Cities fight online agencies for hotel taxes

Cities fight online agencies for hotel taxes

Small cities risk exclusion from some travel agencies' websites.
  • Written by Ed Brock ([email protected])
  • 1st August 2011

In court cases around the country, cities are going after hotel occupancy taxes they say online travel companies (OTCs), such as Expedia and Priceline, are not paying in full. In many cases, the municipalities are succeeding in collecting the taxes, but for some smaller cities, the cost may be the loss of all business from the travel websites.

More than 40 cities have lawsuits pending that seek to collect the occupancy taxes, according to the Washington-based U.S. Conference of Mayors (USCM). The problem, according to USCM, is that OTCs collect taxes from their customers based on the full cost of the room, but only remit taxes to the cities based on the discounted rate they pay to the hotels. For example, if the traveler pays $200 for a room, and the city has a 5 percent hotel occupancy tax, the OTC will collect $10 for a total of $210 per day. However, if the OTC receives a 20 percent discount from the hotel, it pays only $8 of the tax to the city and pockets the rest, calling it a service fee. “It’s really an assault on the American taxpayer,” says USCM Assistant Executive Director Larry Jones.
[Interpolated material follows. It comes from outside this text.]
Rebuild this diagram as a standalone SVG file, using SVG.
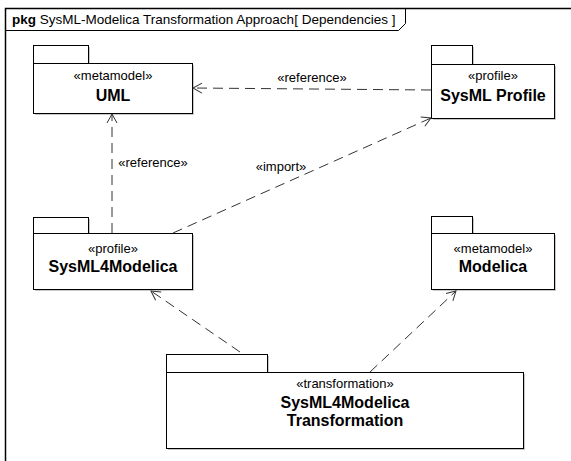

Some cities have succeeded in their efforts to collect the full amount of taxes, only to find themselves “de-listed” by the OTCs. That is what happened to Columbus, Ga., says City Attorney Clifton Fay. The city has been in litigation with two OTCs since 2006 to collect the occupancy tax, and it has been left off those companies’ websites for the entire time. While Fay says business is actually up for the city’s hotels this year, the city is still asking the state’s Superior Court to order the OTCs to relist the city’s hotels.

“De-listing” has been used against some cities in Texas, too, Jones says, but it has not been used successfully against larger cities, such as New York and Boston, because the OTCs would lose too many customers. “But, for a smaller city, they just bump everything to the next largest surrounding city,” he says. “They’re playing hardball.”

Bad for business?

The Washington-based Interactive Travel Services Association (ITSA) is opposing local governments’ attempts to collect occupancy taxes from OTCs. “These tax initiatives would not only be harmful to the online travel business model, but to the traveling public and the tax-collecting authorities themselves,” ITSA says in a statement on its website, www.interactivetravel.org.